L’œil qui s’arrête sur les œuvres de Dominique Rousseau est tout à la fois saisi par l’ordre et le chaos.
On peut y reconnaître des formes animales archaïques comme un trilobite ou une limule, un tatou ou une tortue marine ainsi que de multiples formes végétales — et le tout s’entrecroise.
La présence d’inclusions végétales (de nombreuses fibres font la trame) ou minérales (tuf ici, gorgone là, pigments un peu partout), les traces laissées par les divers êtres dans la matière de l’œuvre et enfin toutes les matrices graphiques qui surgissent en tous sens — tout cela forme un monde qui s’égaie de l’empreinte à l’idée.
Forme, non-forme, ordre et chaos sont des approches non exclusives les unes des autres, on pourrait dire qu’elles sont compossibles, même si nous n’en comprenons pas encore l’agencement. Le chaos est un ordre naturel supérieur (aucune transcendance nécessaire). Quant à la forme, qui résulte des forces dans les plis de la matière, celles et ceux qui observent le monde terraqué savent qu’elle a ses figures récurrentes, ses formes dynamiques qui commutent parfois entre elles sans qu’on en sache la raison : cellules, brèches, branches, réticules, labyrinthes, polygones, nébulosités, angles, vermicules, fractures, vaisseaux, dendrites…
Nul besoin de toucher ces œuvres qui pourtant nous y invitent tant, leur texture en est telle que l’esprit, à leur contemplation, retrouve la multitude des sensations que la peau, de la main jusqu’aux pieds, et que l’oreille interne y ont enregistrées en parcourant la Terre. Et si le végétal et l’animal semblent privilégiés dans ces compositions, l’esprit attentif commence à comprendre qu’à l’instar du monde, tout provient du minéral et y retourne.
Plus que les pigments et les inclusions, c’est la géologie même des œuvres qui interpelle. Aux lignes du monde, aux figures de la terre, l’épaisseur ajoute des sédimentations, des chevauchements, des abrasions et des arasions avant de nouvelles surrections. Du détail à l’ensemble s’affirment les phénomènes, tant dans leur organisation que dans leur énergie, de sa concentration à sa dissipation. Sans jamais le clamer, ces palimpsestes s’offrent comme un livre du monde.

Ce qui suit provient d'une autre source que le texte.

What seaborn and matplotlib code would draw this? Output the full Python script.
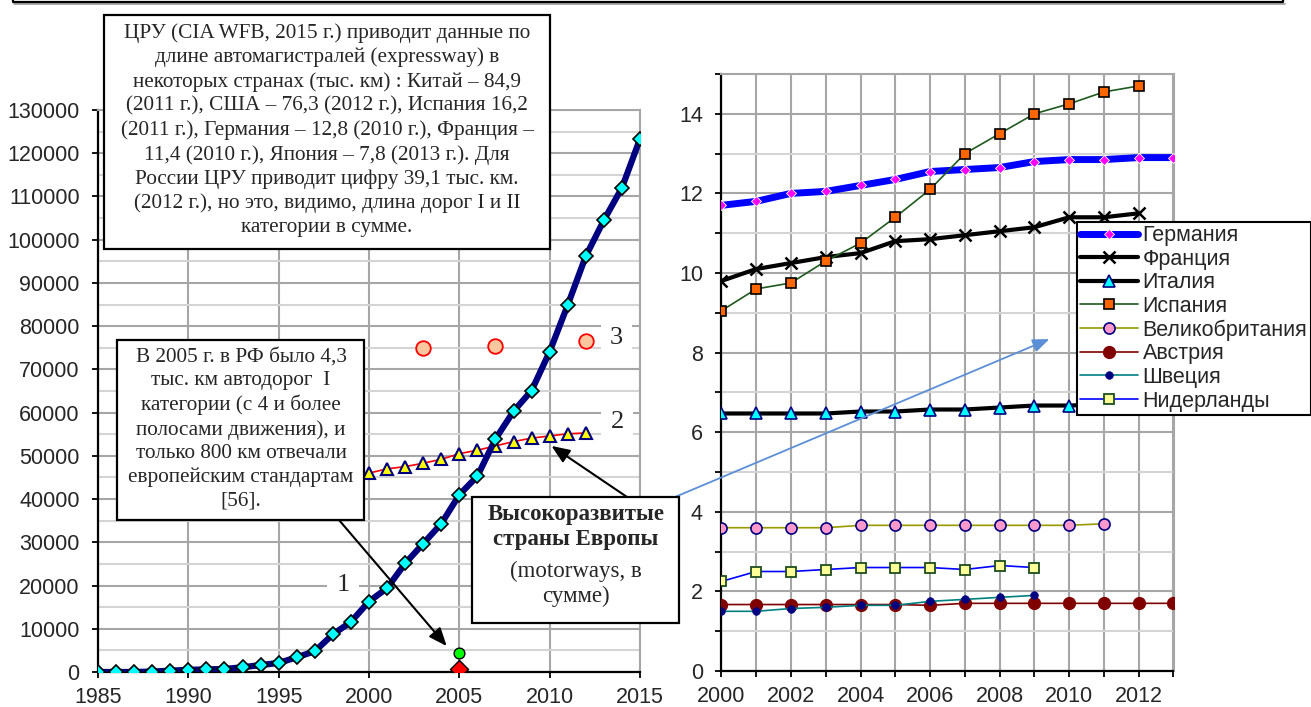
import matplotlib
matplotlib.use("Agg")
import matplotlib.pyplot as plt
from matplotlib.patches import Rectangle
from matplotlib.lines import Line2D
from matplotlib.ticker import MultipleLocator
import seaborn as sns

# ---- left panel: China expressways, Europe motorways (km) ----
china_years = list(range(1985, 2016))
china_km = [0, 0, 0, 100, 300, 500, 600, 700, 1100, 1600, 2100, 3400, 4800,
            8700, 11600, 16300, 19400, 25100, 29700, 34300, 41000, 45300,
            53900, 60300, 65100, 74100, 84900, 96200, 104500, 112000, 123300]

europe_years = list(range(2000, 2013))
europe_km = [46000, 47000, 47500, 48300, 49200, 50500, 51300, 52300, 53300,
             54100, 54600, 55100, 55300]

usa_years = [2003, 2007, 2012]
usa_km = [74900, 75400, 76600]

rf_year = [2005]
rf_cat1 = [4300]
rf_euro = [800]

# ---- right panel: motorways by country (thousand km) ----
years_all = list(range(2000, 2014))
germany = [11.7, 11.8, 12.0, 12.05, 12.2, 12.35, 12.55, 12.6, 12.65, 12.8,
           12.85, 12.85, 12.9, 12.9]
france = [9.8, 10.1, 10.25, 10.4, 10.5, 10.8, 10.85, 10.95, 11.05, 11.15,
          11.4, 11.4, 11.5]
italy = [6.47, 6.47, 6.47, 6.47, 6.52, 6.52, 6.57, 6.57, 6.62, 6.67, 6.67,
         6.7, 6.72]
spain = [9.05, 9.6, 9.75, 10.3, 10.75, 11.4, 12.1, 13.0, 13.5, 14.0, 14.25,
         14.55, 14.7]
uk = [3.6, 3.6, 3.6, 3.6, 3.66, 3.66, 3.66, 3.66, 3.66, 3.66, 3.66, 3.7]
austria = [1.67, 1.67, 1.67, 1.67, 1.67, 1.67, 1.65, 1.7, 1.7, 1.7, 1.7,
           1.7, 1.7, 1.7]
sweden = [1.5, 1.5, 1.57, 1.6, 1.65, 1.65, 1.75, 1.8, 1.85, 1.9]
netherlands = [2.25, 2.5, 2.5, 2.55, 2.6, 2.6, 2.6, 2.55, 2.65, 2.6]

sns.set_style("white")
plt.rcParams['font.family'] = ['Liberation Sans', 'DejaVu Sans']
SERIF = ['Liberation Serif', 'DejaVu Serif']

W, H = 1311, 707
fig = plt.figure(figsize=(W / 100, H / 100), dpi=100)

def fx(px):
    return px / W

def fy(py):
    return 1 - py / H

axL = fig.add_axes([fx(98), fy(672), (640 - 98) / W, (672 - 110) / H])
axR = fig.add_axes([fx(721.4), fy(671), (1173.5 - 721.4) / W, (671 - 74) / H])

# =========================
# Left chart
# =========================
sns.lineplot(x=china_years, y=china_km, ax=axL, color='#000080', linewidth=4.5,
             marker='D', markersize=7.5, markerfacecolor='#00FFFF',
             markeredgecolor='black', markeredgewidth=1.2, errorbar=None, zorder=4)
sns.lineplot(x=europe_years, y=europe_km, ax=axL, color='#FF0000', linewidth=1.2,
             marker='^', markersize=9, markerfacecolor='#FFFF00',
             markeredgecolor='#000080', markeredgewidth=1.5, errorbar=None, zorder=3)
sns.scatterplot(x=usa_years, y=usa_km, ax=axL, marker='o', s=110, color='#FBC79E',
                edgecolor='#FF0000', linewidth=1.3, zorder=3)
sns.scatterplot(x=rf_year, y=rf_cat1, ax=axL, marker='o', s=60, color='#00FF00',
                edgecolor='black', linewidth=1, zorder=4)
sns.scatterplot(x=rf_year, y=rf_euro, ax=axL, marker='D', s=85, color='#FF0000',
                edgecolor='black', linewidth=1, zorder=4)

axL.set_xlim(1985, 2015)
axL.set_ylim(0, 130000)
axL.xaxis.set_major_locator(MultipleLocator(5))
axL.yaxis.set_major_locator(MultipleLocator(10000))
axL.yaxis.set_minor_locator(MultipleLocator(5000))
axL.grid(which='major', color='#A6A6A6', linewidth=1.5)
axL.grid(which='minor', axis='y', color='#D4D4D4', linewidth=1.5)
axL.set_axisbelow(True)
for side in ['left', 'bottom']:
    axL.spines[side].set_color('black')
    axL.spines[side].set_linewidth(1.6)
for side in ['top', 'right']:
    axL.spines[side].set_color('#A6A6A6')
    axL.spines[side].set_linewidth(1.5)
axL.tick_params(which='major', direction='out', length=4.3, width=1.3,
                labelsize=15.5, color='black', left=True, bottom=True)
axL.tick_params(axis='y', pad=9)
axL.tick_params(axis='x', pad=6.5)
axL.tick_params(which='minor', left=False)

for txt, xv, yv in [('1', 1998.56, 20100), ('2', 2013.74, 57900), ('3', 2013.7, 77200)]:
    axL.text(xv, yv, txt, fontsize=19, family=SERIF, ha='center', va='center',
             zorder=6, bbox=dict(boxstyle='square,pad=0.35', fc='white', ec='none'))

# =========================
# Right chart
# =========================
right_series = [
    ('Германия', years_all, germany, dict(color='#0000FF', linewidth=5, marker='D',
        markersize=4.8, markerfacecolor='#FF00FF', markeredgecolor='white', markeredgewidth=0.6)),
    ('Франция', years_all[:13], france, dict(color='black', linewidth=3, marker='x',
        markersize=9, markerfacecolor='black', markeredgecolor='black', markeredgewidth=1.8)),
    ('Италия', years_all[:13], italy, dict(color='black', linewidth=3, marker='^',
        markersize=8.5, markerfacecolor='#00FFFF', markeredgecolor='#000080', markeredgewidth=1.2)),
    ('Испания', years_all[:13], spain, dict(color='#1F5A1F', linewidth=1.2, marker='s',
        markersize=7.5, markerfacecolor='#FF6600', markeredgecolor='black', markeredgewidth=1.2)),
    ('Великобритания', years_all[:12], uk, dict(color='#999900', linewidth=1.2, marker='o',
        markersize=8, markerfacecolor='#FF99CC', markeredgecolor='#000080', markeredgewidth=1.2)),
    ('Австрия', years_all, austria, dict(color='#800000', linewidth=1.2, marker='o',
        markersize=8.5, markerfacecolor='#800000', markeredgecolor='#800000', markeredgewidth=1)),
    ('Швеция', years_all[:10], sweden, dict(color='#008080', linewidth=1.2, marker='o',
        markersize=5.5, markerfacecolor='#000080', markeredgecolor='#000080', markeredgewidth=0.5)),
    ('Нидерланды', years_all[:10], netherlands, dict(color='#0000FF', linewidth=1.2, marker='s',
        markersize=7.5, markerfacecolor='#FFFF99', markeredgecolor='#1E4D1E', markeredgewidth=1.3)),
]
for name, xs, ys, style in right_series:
    sns.lineplot(x=xs, y=ys, ax=axR, label=name, errorbar=None, zorder=3, **style)

axR.set_xlim(2000, 2013)
axR.set_ylim(0, 15)
axR.xaxis.set_major_locator(MultipleLocator(2))
axR.xaxis.set_minor_locator(MultipleLocator(1))
axR.yaxis.set_major_locator(MultipleLocator(2))
axR.yaxis.set_minor_locator(MultipleLocator(1))
axR.grid(which='major', color='#A6A6A6', linewidth=1.5)
axR.grid(which='minor', axis='x', color='#A6A6A6', linewidth=1.5)
axR.grid(which='minor', axis='y', color='#D4D4D4', linewidth=1.5)
axR.set_axisbelow(True)
for side in ['left', 'bottom']:
    axR.spines[side].set_color('black')
    axR.spines[side].set_linewidth(1.6)
for side in ['top', 'right']:
    axR.spines[side].set_color('#A6A6A6')
    axR.spines[side].set_linewidth(1.5)
axR.tick_params(which='both', direction='out', length=4.3, width=1.3,
                labelsize=15.5, color='black', left=True, bottom=True)
axR.tick_params(axis='y', which='both', pad=9)
axR.tick_params(axis='x', which='both', pad=6.5)

leg = axR.legend(loc='upper left', bbox_to_anchor=(fx(1077), fy(222)),
                 bbox_transform=fig.transFigure, fontsize=15.5, frameon=True,
                 fancybox=False, framealpha=1, edgecolor='black',
                 borderpad=0.15, labelspacing=0.12, handlelength=2.7,
                 handletextpad=0.2, borderaxespad=0)
leg.get_frame().set_linewidth(1.5)
leg.set_zorder(8)

# =========================
# Text boxes and arrows
# =========================
boxes = [
    (104, 15, 550, 249),
    (117, 340, 364, 520),
    (472, 497, 679, 623),
]
for x0, y0, x1, y1 in boxes:
    fig.add_artist(Rectangle((fx(x0), fy(y1)), (x1 - x0) / W, (y1 - y0) / H,
                             transform=fig.transFigure, fc='white', ec='black',
                             lw=1.6, zorder=5))

cia_text = ("ЦРУ (CIA WFB, 2015 г.) приводит данные по\n"
            "длине автомагистралей (expressway) в\n"
            "некоторых странах (тыс. км) : Китай – 84,9\n"
            "(2011 г.), США – 76,3 (2012 г.), Испания 16,2\n"
            "(2011 г.), Германия – 12,8 (2010 г.), Франция –\n"
            "11,4 (2010 г.), Япония – 7,8 (2013 г.). Для\n"
            "России ЦРУ приводит цифру 39,1 тыс. км.\n"
            "(2012 г.), но это, видимо, длина дорог I и II\n"
            "категории в сумме.")
fig.text(fx(327), fy(130), cia_text, ha='center', va='center', multialignment='center',
         fontsize=15.3, family=SERIF, linespacing=1.32, zorder=6)

rf_text = ("В 2005 г. в РФ было 4,3\n"
           "тыс. км автодорог  I\n"
           "категории (с 4 и более\n"
           "полосами движения), и\n"
           "только 800 км отвечали\n"
           "европейским стандартам\n"
           "[56].")
fig.text(fx(241), fy(429), rf_text, ha='center', va='center', multialignment='center',
         fontsize=15.3, family=SERIF, linespacing=1.32, zorder=6)

fig.text(fx(576), fy(527), "Высокоразвитые\nстраны Европы", ha='center', va='center',
         multialignment='center', fontsize=16.5, fontweight='bold', family=SERIF,
         linespacing=1.2, zorder=6)
fig.text(fx(576), fy(584), "(motorways, в\nсумме)", ha='center', va='center',
         multialignment='center', fontsize=16.5, family=SERIF, linespacing=1.2, zorder=6)

arrow_kw = dict(arrowstyle='-|>,head_length=1.1,head_width=0.45', color='black', lw=1.5,
                shrinkA=0, shrinkB=0)
axL.annotate('', xy=(2010.1, 52300), xycoords='data',
             xytext=(627, H - 497), textcoords='figure pixels',
             arrowprops=arrow_kw, annotation_clip=False, zorder=7)
axL.annotate('', xy=(2004.3, 6000), xycoords='data',
             xytext=(339, H - 520), textcoords='figure pixels',
             arrowprops=arrow_kw, annotation_clip=False, zorder=7)
axR.annotate('', xy=(2009.43, 8.34), xycoords='data',
             xytext=(675, H - 497), textcoords='figure pixels',
             arrowprops=dict(arrowstyle='-|>,head_length=1.0,head_width=0.4',
                             color='#5B8FD6', lw=1.3, shrinkA=0, shrinkB=0),
             annotation_clip=False, zorder=9)

# frame remnant along the top edge
fig.add_artist(Line2D([fx(14), fx(1285)], [fy(4), fy(4)], transform=fig.transFigure,
                      color='#999999', lw=1.2, zorder=4))
fig.add_artist(Line2D([fx(13), fx(13), fx(1283), fx(1283)], [1, fy(2), fy(2), 1],
                      transform=fig.transFigure, color='black', lw=1.6, zorder=5))

fig.savefig("out.png", dpi=100)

Leurs écritures s’abouchent à la plus vaste des conventions possibles : la Terre.
L’art géopoétique de Dominique Rousseau — à bras le corps et l’esprit en alerte — emprunte au monde naturel son langage et nous offre l’occasion, au moins le temps de la contemplation, de nous mettre en accord avec celui-ci.
Nota bene : ce texte qui sert de présentation à l’exposition s’appuie sur l’ensemble des œuvres exposées.